» GIVEN DATA
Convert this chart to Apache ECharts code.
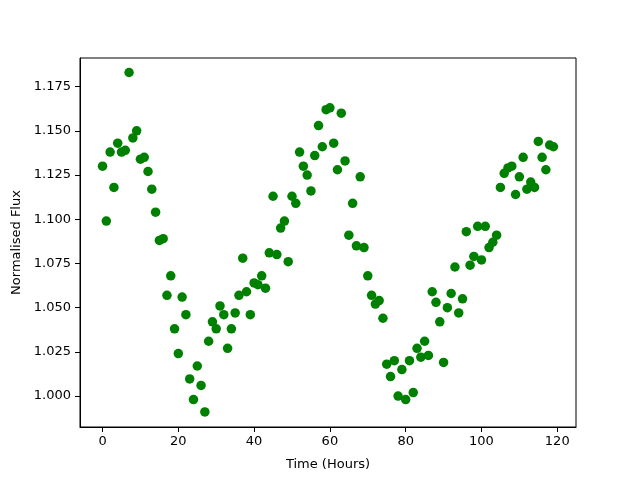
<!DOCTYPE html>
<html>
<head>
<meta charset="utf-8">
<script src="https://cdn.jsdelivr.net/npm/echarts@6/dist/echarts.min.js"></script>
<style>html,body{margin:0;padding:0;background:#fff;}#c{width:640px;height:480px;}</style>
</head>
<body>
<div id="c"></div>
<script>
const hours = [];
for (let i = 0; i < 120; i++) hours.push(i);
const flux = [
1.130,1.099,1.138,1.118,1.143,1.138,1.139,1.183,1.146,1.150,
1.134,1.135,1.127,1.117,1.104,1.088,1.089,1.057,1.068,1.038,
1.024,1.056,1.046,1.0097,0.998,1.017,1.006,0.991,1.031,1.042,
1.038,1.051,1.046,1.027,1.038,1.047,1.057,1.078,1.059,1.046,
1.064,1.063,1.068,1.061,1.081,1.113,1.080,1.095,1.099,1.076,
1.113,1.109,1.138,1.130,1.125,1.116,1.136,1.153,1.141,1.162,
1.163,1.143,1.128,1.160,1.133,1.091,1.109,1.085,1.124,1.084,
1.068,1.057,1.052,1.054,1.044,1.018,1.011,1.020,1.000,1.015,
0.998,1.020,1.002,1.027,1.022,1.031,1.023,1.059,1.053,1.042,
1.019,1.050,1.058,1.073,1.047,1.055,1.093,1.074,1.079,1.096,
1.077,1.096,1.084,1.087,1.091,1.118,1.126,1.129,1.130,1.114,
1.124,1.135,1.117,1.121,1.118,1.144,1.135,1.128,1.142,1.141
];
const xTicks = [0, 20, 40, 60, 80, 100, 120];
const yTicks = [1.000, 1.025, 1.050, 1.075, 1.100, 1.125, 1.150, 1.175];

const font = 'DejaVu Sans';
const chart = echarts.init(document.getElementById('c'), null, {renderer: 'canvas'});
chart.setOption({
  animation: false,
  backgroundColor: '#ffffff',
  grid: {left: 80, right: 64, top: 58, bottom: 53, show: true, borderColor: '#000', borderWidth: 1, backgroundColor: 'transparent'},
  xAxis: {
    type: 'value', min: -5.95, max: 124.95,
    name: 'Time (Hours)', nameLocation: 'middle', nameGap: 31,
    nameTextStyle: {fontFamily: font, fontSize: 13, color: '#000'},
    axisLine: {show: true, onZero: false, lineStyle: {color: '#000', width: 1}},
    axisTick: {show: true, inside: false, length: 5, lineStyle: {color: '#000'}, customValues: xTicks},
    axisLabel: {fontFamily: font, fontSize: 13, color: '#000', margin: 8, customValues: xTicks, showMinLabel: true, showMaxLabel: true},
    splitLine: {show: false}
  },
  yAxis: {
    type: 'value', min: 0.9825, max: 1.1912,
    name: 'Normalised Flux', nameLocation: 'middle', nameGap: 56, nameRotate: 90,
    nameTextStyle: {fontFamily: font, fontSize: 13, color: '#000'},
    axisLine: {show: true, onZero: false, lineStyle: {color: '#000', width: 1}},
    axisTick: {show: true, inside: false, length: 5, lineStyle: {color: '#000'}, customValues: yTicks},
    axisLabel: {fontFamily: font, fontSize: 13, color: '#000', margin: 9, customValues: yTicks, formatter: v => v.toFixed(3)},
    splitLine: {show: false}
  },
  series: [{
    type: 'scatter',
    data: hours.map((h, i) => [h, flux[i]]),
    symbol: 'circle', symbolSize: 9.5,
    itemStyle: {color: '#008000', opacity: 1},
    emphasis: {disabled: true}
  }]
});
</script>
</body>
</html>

» WHAT IS NEEDED
The pictures should not be reproduced; quote all of the other material exactly.

» SOLUTION TO THIS EXERCISE
Convert this chart to Apache ECharts code.
<!DOCTYPE html>
<html>
<head>
<meta charset="utf-8">
<script src="https://cdn.jsdelivr.net/npm/echarts@6/dist/echarts.min.js"></script>
<style>html,body{margin:0;padding:0;background:#fff;}#c{width:640px;height:480px;}</style>
</head>
<body>
<div id="c"></div>
<script>
const hours = [];
for (let i = 0; i < 120; i++) hours.push(i);
const flux = [
1.130,1.099,1.138,1.118,1.143,1.138,1.139,1.183,1.146,1.150,
1.134,1.135,1.127,1.117,1.104,1.088,1.089,1.057,1.068,1.038,
1.024,1.056,1.046,1.0097,0.998,1.017,1.006,0.991,1.031,1.042,
1.038,1.051,1.046,1.027,1.038,1.047,1.057,1.078,1.059,1.046,
1.064,1.063,1.068,1.061,1.081,1.113,1.080,1.095,1.099,1.076,
1.113,1.109,1.138,1.130,1.125,1.116,1.136,1.153,1.141,1.162,
1.163,1.143,1.128,1.160,1.133,1.091,1.109,1.085,1.124,1.084,
1.068,1.057,1.052,1.054,1.044,1.018,1.011,1.020,1.000,1.015,
0.998,1.020,1.002,1.027,1.022,1.031,1.023,1.059,1.053,1.042,
1.019,1.050,1.058,1.073,1.047,1.055,1.093,1.074,1.079,1.096,
1.077,1.096,1.084,1.087,1.091,1.118,1.126,1.129,1.130,1.114,
1.124,1.135,1.117,1.121,1.118,1.144,1.135,1.128,1.142,1.141
];
const xTicks = [0, 20, 40, 60, 80, 100, 120];
const yTicks = [1.000, 1.025, 1.050, 1.075, 1.100, 1.125, 1.150, 1.175];

const font = 'DejaVu Sans';
const chart = echarts.init(document.getElementById('c'), null, {renderer: 'canvas'});
chart.setOption({
  animation: false,
  backgroundColor: '#ffffff',
  grid: {left: 80, right: 64, top: 58, bottom: 53, show: true, borderColor: '#000', borderWidth: 1, backgroundColor: 'transparent'},
  xAxis: {
    type: 'value', min: -5.95, max: 124.95,
    name: 'Time (Hours)', nameLocation: 'middle', nameGap: 31,
    nameTextStyle: {fontFamily: font, fontSize: 13, color: '#000'},
    axisLine: {show: true, onZero: false, lineStyle: {color: '#000', width: 1}},
    axisTick: {show: true, inside: false, length: 5, lineStyle: {color: '#000'}, customValues: xTicks},
    axisLabel: {fontFamily: font, fontSize: 13, color: '#000', margin: 8, customValues: xTicks, showMinLabel: true, showMaxLabel: true},
    splitLine: {show: false}
  },
  yAxis: {
    type: 'value', min: 0.9825, max: 1.1912,
    name: 'Normalised Flux', nameLocation: 'middle', nameGap: 56, nameRotate: 90,
    nameTextStyle: {fontFamily: font, fontSize: 13, color: '#000'},
    axisLine: {show: true, onZero: false, lineStyle: {color: '#000', width: 1}},
    axisTick: {show: true, inside: false, length: 5, lineStyle: {color: '#000'}, customValues: yTicks},
    axisLabel: {fontFamily: font, fontSize: 13, color: '#000', margin: 9, customValues: yTicks, formatter: v => v.toFixed(3)},
    splitLine: {show: false}
  },
  series: [{
    type: 'scatter',
    data: hours.map((h, i) => [h, flux[i]]),
    symbol: 'circle', symbolSize: 9.5,
    itemStyle: {color: '#008000', opacity: 1},
    emphasis: {disabled: true}
  }]
});
</script>
</body>
</html>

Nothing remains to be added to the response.